US air passenger refused bail after arsenal seized

A US judge refused bail Friday for a man found wearing body armor and transporting body bags and an arsenal of weapons, including a smoke grenade, on a flight from Asia to Los Angeles.

Yongda Huang Harris, a naturalized US citizen of Chinese descent, was charged with transporting hazardous materials after he was detained last Friday at Los Angeles International (LAX) airport.

Citing the 28-year-old’s history of foreign travel, overseas employment and no significant ties to the LA area, judge Paul L. Abrams said Harris was a flight risk and therefore refused him bail.

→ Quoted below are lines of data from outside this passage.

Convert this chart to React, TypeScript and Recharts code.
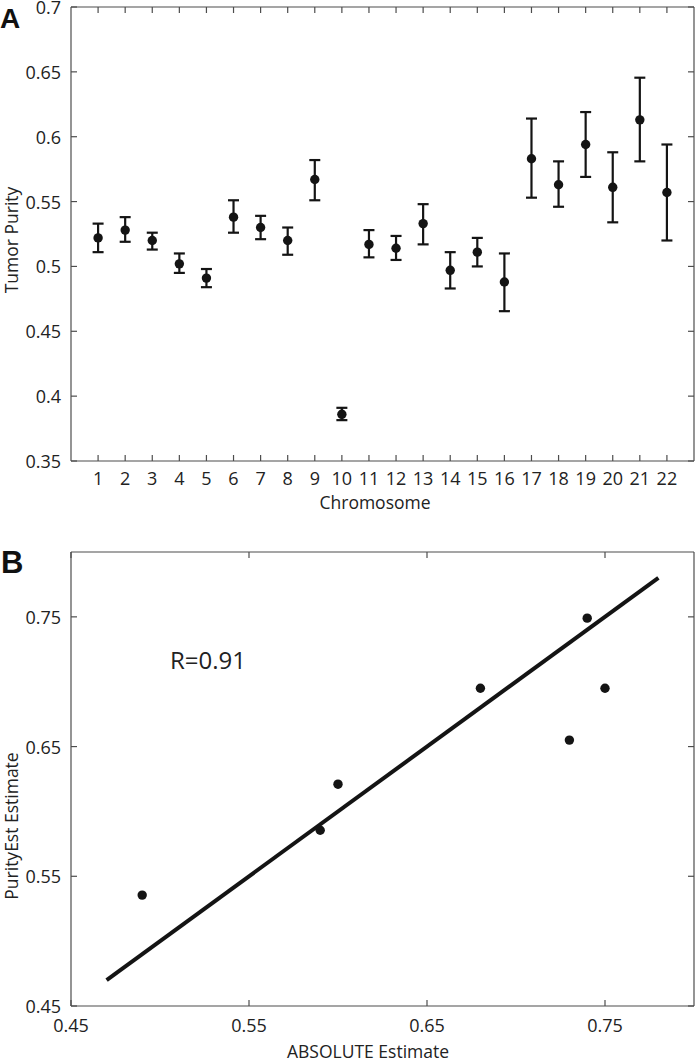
import React from 'react';
import { ScatterChart, Scatter, XAxis, YAxis, ErrorBar, ReferenceDot } from 'recharts';

// Panel A: tumor purity per chromosome (mean with error range)
const chromosomes = [1, 2, 3, 4, 5, 6, 7, 8, 9, 10, 11, 12, 13, 14, 15, 16, 17, 18, 19, 20, 21, 22];
const purityMean = [0.522, 0.528, 0.52, 0.502, 0.491, 0.538, 0.53, 0.52, 0.567, 0.386, 0.517, 0.514, 0.533, 0.497, 0.511, 0.488, 0.583, 0.563, 0.594, 0.561, 0.613, 0.557];
const purityHigh = [0.533, 0.538, 0.526, 0.51, 0.498, 0.551, 0.539, 0.53, 0.582, 0.391, 0.528, 0.5235, 0.548, 0.511, 0.522, 0.51, 0.614, 0.581, 0.619, 0.588, 0.6455, 0.594];
const purityLow = [0.511, 0.519, 0.513, 0.495, 0.484, 0.526, 0.521, 0.509, 0.551, 0.3815, 0.507, 0.505, 0.517, 0.483, 0.5, 0.4655, 0.553, 0.546, 0.569, 0.534, 0.581, 0.52];
const purityTicks = [0.35, 0.4, 0.45, 0.5, 0.55, 0.6, 0.65, 0.7];

// Panel B: PurityEst vs ABSOLUTE
const absoluteEst = [0.49, 0.59, 0.6, 0.68, 0.74, 0.75, 0.73];
const purityEst = [0.5355, 0.5855, 0.621, 0.695, 0.749, 0.695, 0.655];
const fitX = [0.47, 0.78];
const fitY = [0.47, 0.78];
const estTicks = [0.45, 0.55, 0.65, 0.75];
const rText = 'R=0.91';
const rPos = { x: 0.527, y: 0.716 };

const chromData = chromosomes.map((c, i) => ({
  chr: c,
  purity: purityMean[i],
  err: [purityMean[i] - purityLow[i], purityHigh[i] - purityMean[i]],
}));
const estData = absoluteEst.map((a, i) => ({ abs: a, est: purityEst[i] }));
const fitData = fitX.map((x, i) => ({ abs: x, est: fitY[i] }));

const AXIS = '#4d4d4d';
const INK = '#141414';
const TEXT = '#222';
const FONT = '"Open Sans", "Noto Sans", sans-serif';
const TICK = 6;

const labelStyle = { fontFamily: FONT, fontSize: 18, fill: TEXT };

const BottomTick = ({ x, y, payload, gap }: any) => (
  <g>
    <line x1={x} y1={y} x2={x} y2={y - TICK} stroke={AXIS} strokeWidth={1.2} />
    <text x={x} y={y + gap} textAnchor="middle" dominantBaseline="central" {...labelStyle}>
      {payload.value}
    </text>
  </g>
);

const LeftTick = ({ x, y, payload }: any) => (
  <g>
    <line x1={x} y1={y} x2={x + TICK} y2={y} stroke={AXIS} strokeWidth={1.2} />
    <text x={x - 10} y={y} textAnchor="end" dominantBaseline="central" {...labelStyle}>
      {payload.value}
    </text>
  </g>
);

const TopTick = ({ x, y }: any) => (
  <line x1={x} y1={y} x2={x} y2={y + TICK} stroke={AXIS} strokeWidth={1.2} />
);

const RightTick = ({ x, y }: any) => (
  <line x1={x} y1={y} x2={x - TICK} y2={y} stroke={AXIS} strokeWidth={1.2} />
);

const Dot = (p: any) => <circle cx={p.cx} cy={p.cy} r={4.7} fill={INK} />;
const NoDot = () => <g />;

const axisLine = { stroke: AXIS, strokeWidth: 1.2 };

// frame axes (top / right) are mirrored so they take no room
const frameX = {
  xAxisId: 'top',
  orientation: 'top' as const,
  mirror: true,
  type: 'number' as const,
  height: 1,
  tickSize: 0,
  tickMargin: 0,
  axisLine,
  tickLine: false,
  tick: <TopTick />,
  interval: 0,
};
const frameY = {
  yAxisId: 'right',
  orientation: 'right' as const,
  mirror: true,
  type: 'number' as const,
  width: 1,
  tickSize: 0,
  tickMargin: 0,
  axisLine,
  tickLine: false,
  tick: <RightTick />,
  interval: 0,
};

const PanelA = () => (
  <ScatterChart width={696} height={520} margin={{ top: 7, right: 2, bottom: 0, left: 0 }}>
    <XAxis
      dataKey="chr"
      type="number"
      domain={[0, 23]}
      ticks={chromosomes}
      height={59}
      tickSize={0}
      tickMargin={0}
      axisLine={axisLine}
      tickLine={false}
      tick={<BottomTick gap={17} />}
      interval={0}
    />
    <XAxis {...frameX} dataKey="chr" domain={[0, 23]} ticks={chromosomes} />
    <YAxis
      dataKey="purity"
      type="number"
      domain={[0.35, 0.7]}
      ticks={purityTicks}
      width={71}
      tickSize={0}
      tickMargin={0}
      axisLine={axisLine}
      tickLine={false}
      tick={<LeftTick />}
      interval={0}
    />
    <YAxis {...frameY} dataKey="purity" domain={[0.35, 0.7]} ticks={purityTicks} />
    {/* hidden series so the frame axes get a scale */}
    <Scatter data={chromData} xAxisId="top" yAxisId="right" shape={NoDot} isAnimationActive={false} />
    <Scatter data={chromData} fill={INK} shape={Dot} isAnimationActive={false}>
      <ErrorBar dataKey="err" direction="y" width={5.5} stroke={INK} strokeWidth={2.2} isAnimationActive={false} />
    </Scatter>
  </ScatterChart>
);

const PanelB = () => (
  <ScatterChart width={696} height={542} margin={{ top: 32, right: 2, bottom: 0, left: 0 }}>
    <XAxis
      dataKey="abs"
      type="number"
      domain={[0.45, 0.8]}
      ticks={estTicks}
      height={56}
      tickSize={0}
      tickMargin={0}
      axisLine={axisLine}
      tickLine={false}
      tick={<BottomTick gap={19} />}
      interval={0}
    />
    <XAxis {...frameX} dataKey="abs" domain={[0.45, 0.8]} ticks={estTicks} />
    <YAxis
      dataKey="est"
      type="number"
      domain={[0.45, 0.8]}
      ticks={estTicks}
      width={71}
      tickSize={0}
      tickMargin={0}
      axisLine={axisLine}
      tickLine={false}
      tick={<LeftTick />}
      interval={0}
    />
    <YAxis {...frameY} dataKey="est" domain={[0.45, 0.8]} ticks={estTicks} />
    <Scatter data={estData} xAxisId="top" yAxisId="right" shape={NoDot} isAnimationActive={false} />
    <Scatter
      data={fitData}
      line={{ stroke: INK, strokeWidth: 4 }}
      shape={NoDot}
      isAnimationActive={false}
    />
    <Scatter data={estData} fill={INK} shape={Dot} isAnimationActive={false} />
    <ReferenceDot
      x={rPos.x}
      y={rPos.y}
      r={0}
      stroke="none"
      fill="none"
      label={{ value: rText, position: 'center', fontSize: 24, fill: TEXT, fontFamily: FONT }}
    />
  </ScatterChart>
);

const titleStyle = { fontFamily: FONT, fontSize: 17.5, fill: TEXT };
const letterStyle = { fontFamily: '"Liberation Sans", Arial, sans-serif', fontWeight: 700, fill: '#111' };

export default function App() {
  return (
    <div style={{ position: 'absolute', left: 0, top: 0, width: 696, height: 1062, background: '#fff', overflow: 'hidden' }}>
      <div style={{ position: 'absolute', left: 0, top: 0 }}>
        <PanelA />
      </div>
      <div style={{ position: 'absolute', left: 0, top: 520 }}>
        <PanelB />
      </div>
      <svg width={696} height={1062} style={{ position: 'absolute', left: 0, top: 0, pointerEvents: 'none' }}>
        <text x={0} y={28} fontSize={28} {...letterStyle}>A</text>
        <text x={1} y={573} fontSize={31} {...letterStyle}>B</text>
        <text x={375} y={502} textAnchor="middle" dominantBaseline="central" {...titleStyle}>Chromosome</text>
        <text x={11} y={240} transform="rotate(-90 11 240)" textAnchor="middle" dominantBaseline="central" {...titleStyle}>
          Tumor Purity
        </text>
        <text x={368} y={1051} textAnchor="middle" dominantBaseline="central" {...titleStyle}>ABSOLUTE Estimate</text>
        <text x={11} y={826} transform="rotate(-90 11 826)" textAnchor="middle" dominantBaseline="central" {...titleStyle}>
          PurityEst Estimate
        </text>
      </svg>
    </div>
  );
}
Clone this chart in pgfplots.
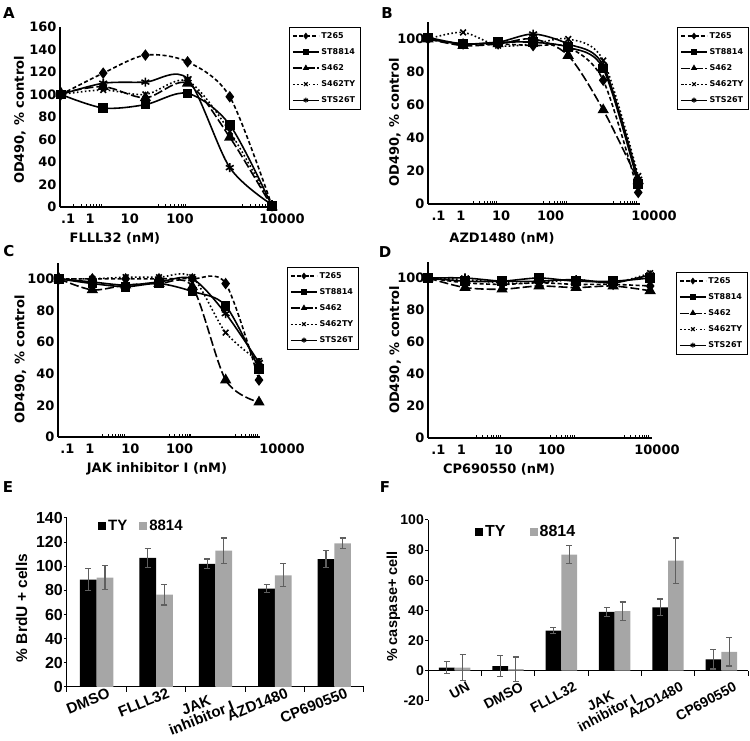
\documentclass[border=0pt]{standalone}
\usepackage{fontspec}
\setmainfont{DejaVu Sans}
\newfontfamily\arialb{Liberation Sans}
\usepackage{pgfplots}
\usepackage{pgfplotstable}
\pgfplotsset{compat=1.18}
\definecolor{barGray}{RGB}{166,166,166}
\definecolor{errGray}{RGB}{95,95,95}
\newcommand\txtfont{\bfseries\fontsize{13}{15}\selectfont}

% viability curves, x = dose step
\pgfplotstableread{
x T265 ST8814 S462 S462TY STS26T
0 100 100 101 100 100
1 119 88 107 104 110
2 135 91 97 100 111
3 129 101 110 112 114
4 98 73 62 67 35
5 1 1 0 1 2
}\dataA
\pgfplotstableread{
x T265 ST8814 S462 S462TY STS26T
0 100 101 100 100 100
1 97 97 96 104 97
2 97 98 97 96 98
3 96 98 100 97 103
4 95 95 90 100 97
5 75 82 57 87 84
6 7 12 14 17 15
}\dataB
\pgfplotstableread{
x T265 ST8814 S462 S462TY STS26T
0 100 100 100 100 100
1 100 97 93 100 98
2 100 95 96 101 96
3 100 97 97 101 98
4 100 92 95 101 100
5 97 83 36 66 78
6 36 43 22 48 47
}\dataC
\pgfplotstableread{
x T265 ST8814 S462 S462TY STS26T
0 100 100 100 100 100
1 97 98 94 99 100
2 96 98 93 97 98
3 97 100 95 97 98
4 96 98 94 99 99
5 96 98 95 97 97
6 95 100 92 103 102
}\dataD

\pgfplotsset{
  curveaxis/.style={
    scale only axis, clip=false, anchor=south west,
    axis x line*=bottom, axis y line*=left,
    axis line style={line width=1.8pt,-},
    /pgf/number format/assume math mode=true,
    tick label style={font=\txtfont}, label style={font=\txtfont},
    ytick style={draw=none}, major x tick style={draw=none},
    minor x tick style={black,line width=0.8pt}, minor tick length=3pt, tick align=inside,
    xticklabel style={yshift=-3pt},
    ylabel={OD490, \% control},
    legend cell align=left,
    legend style={draw=black, line width=0.6pt, anchor=north west,
      font=\bfseries\fontsize{8}{9}\selectfont, inner xsep=3pt, inner ysep=3pt, row sep=4.6pt},
    legend image code/.code={\draw[mark repeat=2,mark phase=2,##1,mark size=2.5pt,line width=1.2pt]
      plot coordinates {(0pt,0pt) (13pt,0pt) (26pt,0pt)};},
  },
  mtA/.style={minor xtick={0.301,0.477,0.602,0.699,0.778,0.845,0.903,0.954,2.301,2.477,2.602,2.699,2.778,2.845,2.903,2.954,4.301,4.477,4.602,4.699,4.778,4.845,4.903,4.954}},
  mtB/.style={minor xtick={1.301,1.477,1.602,1.699,1.778,1.845,1.903,1.954,3.301,3.477,3.602,3.699,3.778,3.845,3.903,3.954,5.301,5.477,5.602,5.699,5.778,5.845,5.903,5.954}},
  sT/.style={black, line width=1.6pt, dash pattern=on 4pt off 2.5pt, smooth, mark=diamond*, mark size=4.5pt, mark options={solid}},
  sS/.style={black, line width=1.6pt, smooth, mark=square*, mark size=4pt},
  sA/.style={black, line width=1.6pt, dash pattern=on 9pt off 3pt, smooth, mark=triangle*, mark size=5pt, mark options={solid}},
  sX/.style={black, line width=1.6pt, dash pattern=on 1.6pt off 2.4pt, smooth, mark=x, mark size=4pt, mark options={solid}},
  sK/.style={black, line width=1.6pt, smooth, mark=asterisk, mark size=4.5pt},
  barTY/.style={fill=black, draw=none, error bars/.cd, y dir=both, y explicit,
    error bar style={errGray, line width=1.2pt},
    error mark options={errGray, line width=1.2pt, mark size=3pt, rotate=90}},
  bar8814/.style={fill=barGray, draw=none, error bars/.cd, y dir=both, y explicit,
    error bar style={errGray, line width=1.2pt},
    error mark options={errGray, line width=1.2pt, mark size=3pt, rotate=90}},
}

\newcommand\curves[1]{%
  \addplot[sT] table[x=x,y=T265]{#1}; \addlegendentry{T265}
  \addplot[sS] table[x=x,y=ST8814]{#1}; \addlegendentry{ST8814}
  \addplot[sA] table[x=x,y=S462]{#1}; \addlegendentry{S462}
  \addplot[sX] table[x=x,y=S462TY]{#1}; \addlegendentry{S462TY}
  \addplot[sK] table[x=x,y=STS26T]{#1}; \addlegendentry{STS26T}
}

\begin{document}
\begin{tikzpicture}
\useasboundingbox (0pt,0pt) rectangle (750pt,741pt);

% A
\begin{axis}[curveaxis, mtA, at={(60pt,534pt)}, width=213pt, height=180pt,
  xmin=-0.024, xmax=5.024, ymin=0, ymax=160, ytick={0,20,...,160},
  xtick={0.17,0.69,1.63,2.82,5}, xticklabels={.1,1,10,100,{\hspace*{20pt}10000}},
  xlabel={FLLL32 (nM)},
  ylabel style={at={(axis description cs:-0.188,0.483)}, anchor=center},
  xlabel style={at={(axis description cs:0.258,-0.172)}, anchor=center},
  legend style={at={(1.075,1)}}]
\curves{\dataA}
\end{axis}

% B
\begin{axis}[curveaxis, mtB, at={(428pt,537pt)}, width=212pt, height=181.5pt,
  xmin=0, xmax=6.05, ymin=0, ymax=110, ytick={0,20,...,100},
  xtick={0.3,0.94,2.09,3.5,6.05}, xticklabels={.1,1,10,100,{\hspace*{28pt}10000}},
  xlabel={AZD1480 (nM)},
  ylabel style={at={(axis description cs:-0.156,0.45)}, anchor=center},
  xlabel style={at={(axis description cs:0.349,-0.187)}, anchor=center},
  legend style={at={(1.175,0.975)}}]
\curves{\dataB}
\end{axis}

% C
\begin{axis}[curveaxis, mtB, at={(58pt,304pt)}, width=202pt, height=174pt,
  xmin=-0.03, xmax=6.03, ymin=0, ymax=110, ytick={0,20,...,100},
  xtick={0.25,0.93,2.14,3.62,6.03}, xticklabels={.1,1,10,100,{\hspace*{44pt}10000}},
  xlabel={JAK inhibitor I (nM)},
  ylabel style={at={(axis description cs:-0.186,0.446)}, anchor=center},
  xlabel style={at={(axis description cs:0.49,-0.183)}, anchor=center},
  legend style={at={(1.134,0.977)}}]
\curves{\dataC}
\end{axis}

% D
\begin{axis}[curveaxis, mtB, at={(428pt,303pt)}, width=224pt, height=176pt,
  xmin=0, xmax=6.05, ymin=0, ymax=110, ytick={0,20,...,100},
  xtick={0.28,0.9,2.04,3.34,6.05}, xticklabels={.1,1,10,100,{\hspace*{10pt}10000}},
  xlabel={CP690550 (nM)},
  ylabel style={at={(axis description cs:-0.147,0.5)}, anchor=center},
  xlabel style={at={(axis description cs:0.317,-0.176)}, anchor=center},
  legend style={at={(1.107,0.943)}}]
\curves{\dataD}
\end{axis}

% E
\begin{axis}[scale only axis, anchor=south west, at={(67pt,54pt)}, width=297pt, height=169pt,
  ybar=0pt, bar width=16.7pt,
  xmin=-0.5, xmax=4.5, ymin=0, ymax=140, ytick={0,20,...,140},
  axis x line*=bottom, axis y line*=left, axis line style={line width=1pt,-},
  /pgf/number format/assume math mode=true,
  yticklabel style={font=\arialb\bfseries\fontsize{16}{18}\selectfont, inner sep=1pt},
  xtick={0,...,4}, xticklabels={DMSO,FLLL32,{JAK\\inhibitor I},AZD1480,CP690550},
  xticklabel style={font=\arialb\bfseries\fontsize{15}{14}\selectfont, rotate=22, anchor=north east, align=center, xshift=14pt, yshift=2pt},
  major x tick style={draw=none}, minor xtick={-0.5,0.5,...,4.5},
  minor x tick style={black,line width=1pt}, minor tick length=5pt,
  ytick style={black,line width=1pt}, major tick length=3pt, tick align=outside,
  ylabel={\% BrdU + cells},
  ylabel style={font=\arialb\bfseries\fontsize{15.5}{17}\selectfont, at={(axis description cs:-0.153,0.467)}, anchor=center},
  legend style={draw=none, fill=none, at={(0.094,0.953)}, anchor=west, legend columns=2,
    font=\arialb\bfseries\fontsize{15}{17}\selectfont, /tikz/every even column/.append style={column sep=10pt}},
  legend image code/.code={\fill[#1] (0pt,-4pt) rectangle (8pt,4pt);}]
\addplot[barTY] coordinates {(0,89) +- (0,9) (1,107) +- (0,8) (2,102) +- (0,4) (3,81.5) +- (0,3.5) (4,106) +- (0,7)};
\addlegendentry{TY}
\addplot[bar8814] coordinates {(0,90.5) +- (0,10) (1,76.5) +- (0,8.5) (2,113) +- (0,10.5) (3,92.5) +- (0,9.5) (4,119) +- (0,4.5)};
\addlegendentry{8814}
\end{axis}

% F
\begin{axis}[scale only axis, anchor=south west, at={(428pt,40.3pt)}, width=320pt, height=180.7pt,
  ybar=0pt, bar width=15.7pt,
  xmin=-0.5, xmax=5.5, ymin=-20, ymax=100, ytick={-20,0,...,100},
  axis x line*=middle, axis y line*=left, axis line style={line width=1pt,-},
  /pgf/number format/assume math mode=true,
  yticklabel style={font=\arialb\bfseries\fontsize{14}{16}\selectfont, inner sep=1pt},
  xtick={0,...,5}, xticklabels={UN,DMSO,FLLL32,{JAK\\inhibitor I},AZD1480,CP690550},
  xticklabel style={font=\arialb\bfseries\fontsize{14}{14}\selectfont, rotate=28, anchor=north east, align=center, xshift=10pt, yshift=-9pt},
  major x tick style={draw=none}, minor xtick={-0.5,0.5,...,5.5},
  minor x tick style={black,line width=1pt}, minor tick length=5pt,
  ytick style={black,line width=1pt}, major tick length=3pt, tick align=outside,
  ylabel={\% caspase+ cell},
  ylabel style={font=\arialb\bfseries\fontsize{14.5}{16}\selectfont, at={(axis description cs:-0.108,0.521)}, anchor=center},
  legend style={draw=none, fill=none, at={(0.1375,0.934)}, anchor=west, legend columns=2,
    font=\arialb\bfseries\fontsize{16}{18}\selectfont, /tikz/every even column/.append style={column sep=22pt}},
  legend image code/.code={\fill[#1] (0pt,-4pt) rectangle (8pt,4pt);}]
\addplot[barTY] coordinates {(0,2) +- (0,4) (1,3) +- (0,7) (2,26.5) +- (0,2) (3,39) +- (0,3) (4,42) +- (0,5.5) (5,7.5) +- (0,6.5)};
\addlegendentry{TY}
\addplot[bar8814] coordinates {(0,2) +- (0,8.5) (1,1) +- (0,8) (2,77) +- (0,6) (3,39.5) +- (0,6) (4,73) +- (0,15) (5,12.5) +- (0,9.5)};
\addlegendentry{8814}
\end{axis}

\node[font=\bfseries\fontsize{15}{17}\selectfont] at (9pt,728pt) {A};
\node[font=\bfseries\fontsize{15}{17}\selectfont] at (387pt,728pt) {B};
\node[font=\bfseries\fontsize{15}{17}\selectfont] at (9pt,490pt) {C};
\node[font=\bfseries\fontsize{15}{17}\selectfont] at (385pt,489pt) {D};
\node[font=\bfseries\fontsize{15}{17}\selectfont] at (8pt,254pt) {E};
\node[font=\bfseries\fontsize{15}{17}\selectfont] at (385pt,254pt) {F};
\end{tikzpicture}
\end{document}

Prosecutor Melissa Mills said evidence indicating a “strong interest in sexual violence” against girls was found on a computer Harris owned.

The defendant, who lived in Japan recently and was heading for Boston, appeared in court with a blue surgical mask over his nose, which his lawyer said was due to a throat infection.

He was detained “wearing a bulletproof vest and flame retardant pants underneath his trench coat,” the US Immigration and Customs Enforcement (ICE) agency said.

Further investigation of his checked luggage turned up a “pyrotechnic smoke grenade,” along with a hatchet, knives, a gas mask, biohazard suits and body bags, according to an ICE statement issued earlier this week.

Agents also found three leather-coated billy clubs, a collapsible baton, a full-face respirator, leg irons and a device to repel dogs, said an affidavit by officers with Homeland Security Investigations (HSI), a division of ICE.

The document accused Harris of “willfully or recklessly transporting a smoke grenade in his checked luggage on a flight from Kansai, Japan, via Incheon, Korea, to LAX.”

If it had exploded, the smoke grenade could have filled the aircraft cabin with smoke or caused a fire on board.

US investigators are coordinating with their counterparts in Tokyo, it said, adding that Harris has a permanent home in Boston, but “has been living and working recently in Japan.”

A spokesman for Kansai International Airport in the western Japanese city of Osaka said Japanese aviation authorities had been contacted by their US counterparts, but added that Harris’ flight had not originated in Japan.

“The man flew from China to Kansai. He stopped over at Incheon and then went to LA. I believe we did not detect any suspicious items” while he was at Kansai, the official said, without specifying where in China Harris boarded.

Harris could face up to five years in prison if convicted. He is due to appear in court again on October 23 for a preliminary hearing.